In 2000 there were 821 workers who lived in the municipality. Of these, 624 or about 76.0% of the residents worked outside Koblenz while 369 people commuted into the municipality for work. There were a total of 566 jobs (of at least 6 hours per week) in the municipality. Of the working population, 14.9% used public transportation to get to work, and 51% used a private car.

==Religion==
From the 2000 census, 720 or 44.7% were Roman Catholic, while 446 or 27.7% belonged to the Swiss Reformed Church. Of the rest of the population, there were 7 individuals (or about 0.43% of the population) who belonged to the Christian Catholic faith.

==Education==
The entire Swiss population is generally well educated.

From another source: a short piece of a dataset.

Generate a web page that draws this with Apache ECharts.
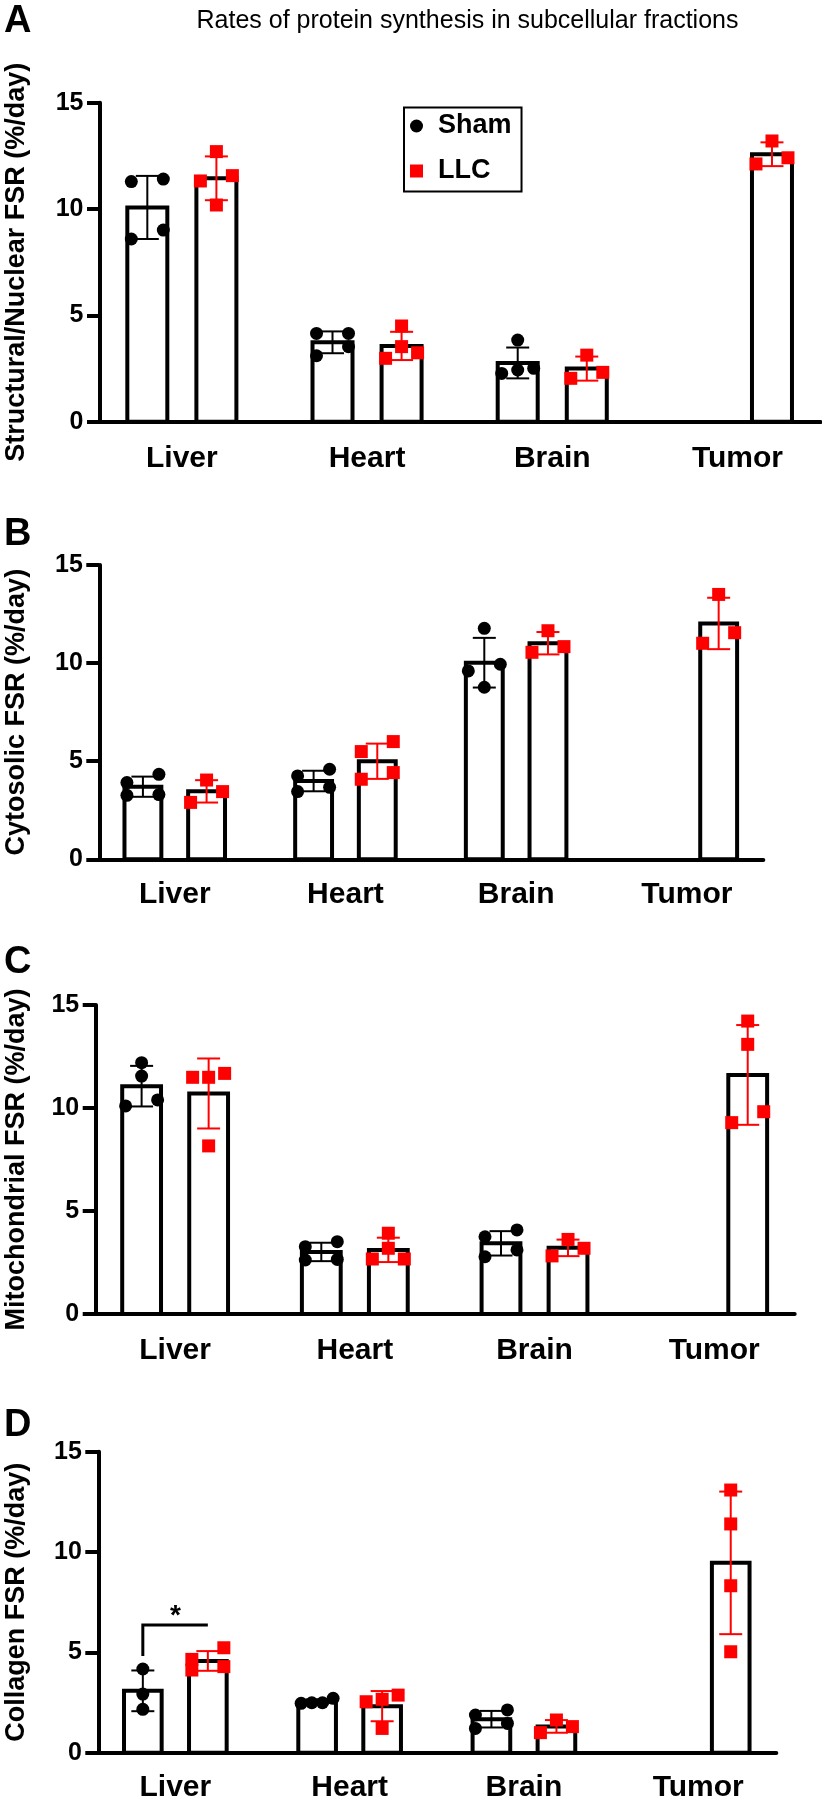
<!DOCTYPE html>
<html>
<head>
<meta charset="utf-8">
<script src="https://cdn.jsdelivr.net/npm/echarts@6.0.0/dist/echarts.min.js"></script>
<style>
html,body{margin:0;padding:0;background:#fff;}
#chart{width:822px;height:1807px;}
</style>
</head>
<body>
<div id="chart"></div>
<script>
// ---------------- data ----------------
const chartTitle = 'Rates of protein synthesis in subcellular fractions';
const categories = ['Liver', 'Heart', 'Brain', 'Tumor'];
const groups = ['Sham', 'LLC'];
const panelLetters = ['A', 'B', 'C', 'D'];
const yTitles = ['Structural/Nuclear FSR (%/day)', 'Cytosolic FSR (%/day)', 'Mitochondrial FSR (%/day)', 'Collagen FSR (%/day)'];
const yMin = 0, yMax = 15, yStep = 5;

// individual animals, per category [Liver, Heart, Brain, Tumor]
const structuralSham = [[11.29, 11.41, 9.01, 8.59], [4.15, 4.15, 3.53, 3.10], [3.84, 2.51, 2.27, 2.43], []];
const structuralLLC  = [[12.70, 11.57, 11.32, 10.19], [4.50, 3.53, 2.98, 3.24], [3.13, 2.04, 2.32], [13.20, 12.12, 12.41]];
const cytosolicSham  = [[4.33, 3.91, 3.26, 3.30], [4.25, 4.59, 3.45, 3.67], [11.77, 9.94, 9.60, 8.77], []];
const cytosolicLLC   = [[4.04, 3.45, 2.90], [5.49, 6.00, 4.08, 4.42], [11.65, 10.55, 10.84], [13.50, 11.01, 11.55]];
const mitoSham       = [[12.20, 11.55, 10.10, 10.39], [3.27, 3.51, 2.62, 2.65], [3.75, 4.08, 2.78, 3.11], []];
const mitoLLC        = [[11.68, 11.49, 11.49, 8.16], [3.92, 3.19, 2.67, 2.67], [3.62, 3.19, 2.82], [14.22, 13.09, 9.29, 9.82]];
const collagenSham   = [[4.17, 2.92, 2.16], [2.46, 2.71, 2.49, 2.49], [1.88, 2.13, 1.21, 1.46], []];
const collagenLLC    = [[5.23, 4.65, 4.12, 4.29], [2.87, 2.66, 2.54, 1.21], [1.63, 1.00, 1.30], [13.09, 11.40, 8.32, 5.03]];

// significance annotation (panel D, Liver): bracket height and leg end, in axis units
const sigPanel = 3, sigCategory = 0, sigBracketTop = 6.36, sigLegEnd = 4.82, sigLabel = '*';

const panelData = [
  [structuralSham, structuralLLC],
  [cytosolicSham, cytosolicLLC],
  [mitoSham, mitoLLC],
  [collagenSham, collagenLLC]
];

// ---------------- layout / style ----------------
const FONT = "'Liberation Sans', Arial, Helvetica, sans-serif";
const X_MIN = -0.442, X_MAX = 3.448;       // category index space
const GROUP_OFFSET = 0.1865;               // bar centre offset from category centre
const BAR_W = 0.216;                       // bar width (fraction of category spacing)
const panelLayout = [
  { left: 100.0, width: 720.4, top: 102.7, height: 319.0, catMargin: 22, nameGap: 70 },
  { left: 99.3,  width: 664.0, top: 565.0, height: 294.3, catMargin: 20, nameGap: 69 },
  { left: 95.7,  width: 699.0, top: 1005.0, height: 309.0, catMargin: 22, nameGap: 66 },
  { left: 98.3,  width: 678.0, top: 1451.7, height: 301.0, catMargin: 20, nameGap: 68 }
];
const letterY = [22, 535, 963, 1426];
const groupColors = ['#000000', '#ff0000'];

function mean(a) { return a.reduce((s, v) => s + v, 0) / a.length; }
function sd(a) {
  const m = mean(a);
  return Math.sqrt(a.reduce((s, v) => s + (v - m) * (v - m), 0) / (a.length - 1));
}

// simple GraphPad-like beeswarm: rows of close values spread symmetrically
function swarm(values, toPx) {
  const STEP = 16, T = 10, D = 13;
  const idx = values.map((v, i) => i).sort((a, b) => values[a] - values[b]);
  const rows = [];
  let cur = null;
  idx.forEach(i => {
    const py = toPx(values[i]);
    if (cur) {
      const dy = Math.abs(toPx(values[cur[0]]) - py);
      if (dy < T || (cur.length === 1 && dy < D)) { cur.push(i); return; }
    }
    cur = [i];
    rows.push(cur);
  });
  const off = new Array(values.length).fill(0);
  rows.forEach(r => {
    const k = r.length;
    r.forEach((i, j) => { off[i] = k === 1 ? 0 : -STEP + 2 * STEP * j / (k - 1); });
  });
  return off;
}

function makeRender(g, pts) {
  return function (params, api) {
    const i = api.value(0), m = api.value(1), s = api.value(2);
    const unit = api.size([1, 0])[0];
    const xc = api.coord([i + (g === 0 ? -1 : 1) * GROUP_OFFSET, 0])[0];
    const y0 = api.coord([i, 0])[1];
    const ym = api.coord([i, m])[1];
    const yHi = api.coord([i, m + s])[1];
    const yLo = api.coord([i, m - s])[1];
    const bw = BAR_W * unit;
    const col = groupColors[g];
    const cap = 11.5;
    const children = [
      { type: 'rect', shape: { x: xc - bw / 2, y: ym, width: bw, height: y0 - ym },
        style: { fill: '#ffffff', stroke: '#000000', lineWidth: 4 } },
      { type: 'line', shape: { x1: xc, y1: yHi, x2: xc, y2: yLo }, style: { stroke: col, lineWidth: 2 } },
      { type: 'line', shape: { x1: xc - cap, y1: yHi, x2: xc + cap, y2: yHi }, style: { stroke: col, lineWidth: 2 } },
      { type: 'line', shape: { x1: xc - cap, y1: yLo, x2: xc + cap, y2: yLo }, style: { stroke: col, lineWidth: 2 } }
    ];
    const vals = pts[i];
    const offs = swarm(vals, v => api.coord([i, v])[1]);
    vals.forEach((v, k) => {
      const px = xc + offs[k], py = api.coord([i, v])[1];
      if (g === 0) {
        children.push({ type: 'circle', shape: { cx: px, cy: py, r: 6.5 }, style: { fill: col } });
      } else {
        children.push({ type: 'rect', shape: { x: px - 6.5, y: py - 6.5, width: 13, height: 13 }, style: { fill: col } });
      }
    });
    return { type: 'group', children: children };
  };
}

const grids = [], xAxes = [], yAxes = [], series = [];
panelLayout.forEach((L, p) => {
  grids.push({ left: L.left, top: L.top, width: L.width, height: L.height, containLabel: false, outerBoundsMode: 'none' });
  xAxes.push({
    type: 'value', gridIndex: p, min: X_MIN, max: X_MAX,
    axisLine: { show: true, onZero: false, lineStyle: { color: '#000', width: 4 } },
    axisTick: { show: false },
    splitLine: { show: false },
    axisLabel: {
      customValues: categories.map((c, i) => i),
      formatter: v => categories[Math.round(v)] || '',
      margin: L.catMargin, color: '#000', fontFamily: FONT, fontSize: 30, fontWeight: 'bold'
    }
  });
  yAxes.push({
    type: 'value', gridIndex: p, min: yMin, max: yMax, interval: yStep,
    name: yTitles[p], nameLocation: 'middle', nameGap: L.nameGap, nameRotate: 90,
    nameTextStyle: { color: '#000', fontFamily: FONT, fontSize: 27, fontWeight: 'bold' },
    axisLine: { show: true, onZero: false, lineStyle: { color: '#000', width: 4 } },
    axisTick: { show: true, length: 13, lineStyle: { color: '#000', width: 4 } },
    splitLine: { show: false },
    axisLabel: { margin: 16.5, color: '#000', fontFamily: FONT, fontSize: 25, fontWeight: 'bold' }
  });
  panelData[p].forEach((pts, g) => {
    const data = [];
    pts.forEach((vals, i) => { if (vals.length) data.push([i, mean(vals), sd(vals)]); });
    series.push({
      type: 'custom', name: groups[g], xAxisIndex: p, yAxisIndex: p,
      itemStyle: { color: groupColors[g] },
      encode: { x: 0, y: 1 },
      clip: false,
      renderItem: makeRender(g, pts),
      data: data
    });
  });
});

// significance bracket
series.push({
  type: 'custom', name: 'sig', xAxisIndex: sigPanel, yAxisIndex: sigPanel, silent: true,
  encode: { x: 0, y: 1 },
  renderItem: function (params, api) {
    const c = api.value(0), top = api.value(1), leg = api.value(2);
    const p1 = api.coord([c - GROUP_OFFSET, top]);
    const p2 = api.coord([c + GROUP_OFFSET, top]);
    const p3 = api.coord([c - GROUP_OFFSET, leg]);
    return {
      type: 'group', children: [
        { type: 'polyline', shape: { points: [[p3[0], p3[1]], [p1[0], p1[1]], [p2[0], p2[1]]] },
          style: { stroke: '#000', lineWidth: 3, fill: null } },
        { type: 'text', x: (p1[0] + p2[0]) / 2, y: p1[1] - 9,
          style: { text: sigLabel, fill: '#000', font: 'bold 28px ' + FONT, align: 'center', verticalAlign: 'middle' } }
      ]
    };
  },
  data: [[sigCategory, sigBracketTop, sigLegEnd]]
});

const graphics = [
  { type: 'text', x: 467.5, y: 21,
    style: { text: chartTitle, fill: '#000', font: '25px ' + FONT, align: 'center', verticalAlign: 'middle' } }
];
panelLetters.forEach((t, p) => {
  graphics.push({ type: 'text', x: 4, y: letterY[p],
    style: { text: t, fill: '#000', font: 'bold 38px ' + FONT, align: 'left', verticalAlign: 'middle' } });
});

const chart = echarts.init(document.getElementById('chart'), null, { renderer: 'canvas' });
chart.setOption({
  animation: false,
  backgroundColor: '#ffffff',
  grid: grids,
  xAxis: xAxes,
  yAxis: yAxes,
  legend: {
    show: true, orient: 'vertical', left: 404, top: 107.5,
    data: [{ name: 'Sham', icon: 'circle' }, { name: 'LLC', icon: 'rect' }],
    itemWidth: 13, itemHeight: 13, itemGap: 18, selectedMode: false,
    padding: [5, 10, 7, 6],
    borderColor: '#000', borderWidth: 2,
    textStyle: { color: '#000', fontFamily: FONT, fontSize: 27, fontWeight: 'bold', padding: [0, 0, 0, 10] }
  },
  graphic: graphics,
  series: series
});
</script>
</body>
</html>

In Koblenz about 63.6% of the population (between age 25–64) have completed either non-mandatory upper secondary education or additional higher education (either university or a Fachhochschule). Of the school age population (in the 2008/2009 school year), there are 121 students attending primary school in the municipality.

==Transport==
Koblenz is served by two railway stations. Koblenz station is served by Zurich S-Bahn line S36, which links Bülach and Waldshut, and Aargau S-Bahn line S27, which links Baden and Koblenz, with alternate trains continuing to either Waldshut or Bad Zurzach. Koblenz Dorf station is situated rather closer to the village centre, but is served by fewer trains.